Oxford, U.K.-based Secerno's DataWall product blocks against unauthorized database activity in real-time, over the network – before attacks reach the database. The software supports Oracle, Microsoft SQL Server, and Sybase ASE database management systems. It supports high volume data centers and has controls on application and domain levels.

The acquisition is in line with other moves in the database activity monitoring market. IBM acquired Guardium Inc., a privately-held database activity monitoring (DAM) vendor in November. Experts say the market for database security tools has been slowly consolidating and offered by database vendors and security suite vendors. The remaining vendors in the market include Application Security Inc., Imperva Inc. and Sentrigo Inc.

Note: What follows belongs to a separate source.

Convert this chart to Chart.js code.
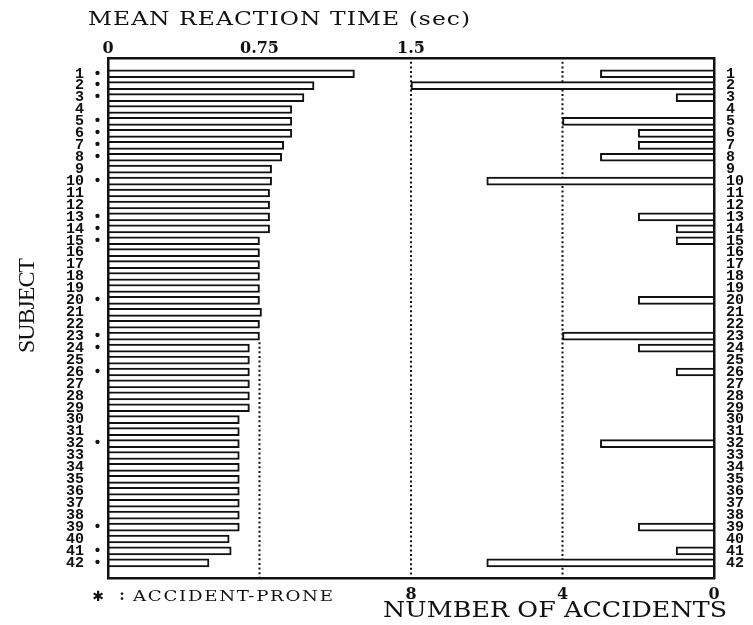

Andrew Mendelsohn, senior vice president of Oracle database server technologies said Secerno adds database firewall controls in the form of transparent data encryption, data classification, auditing, monitoring, and data masking.

"Secerno's database firewall product acts as a first line of defense against external threats and unauthorized internal access with a protective perimeter around Oracle and non-Oracle databases," Mendelsohn said in a statement.

Oracle said it would expected to retain management and employees. After the close of the transaction, Secerno employees are expected to join Oracle. The software and hardware giant also said it planned to increase research and development of Secerno's product set and add it to its global support and services organization. Oracle said it would also continue to honor valid Secerno partner agreements until further notice.

In a statement, Steve Hurn, CEO of Secerno called the acquisition a natural fit for Oracle.

"Secerno has been providing enterprises and their IT Security departments strong assurance that their databases are protected from attacks and breaches," Hurn said. "We are excited to bring Secerno's domain expertise to Oracle, and ensure continuity and success for our current customers, partners and prospects."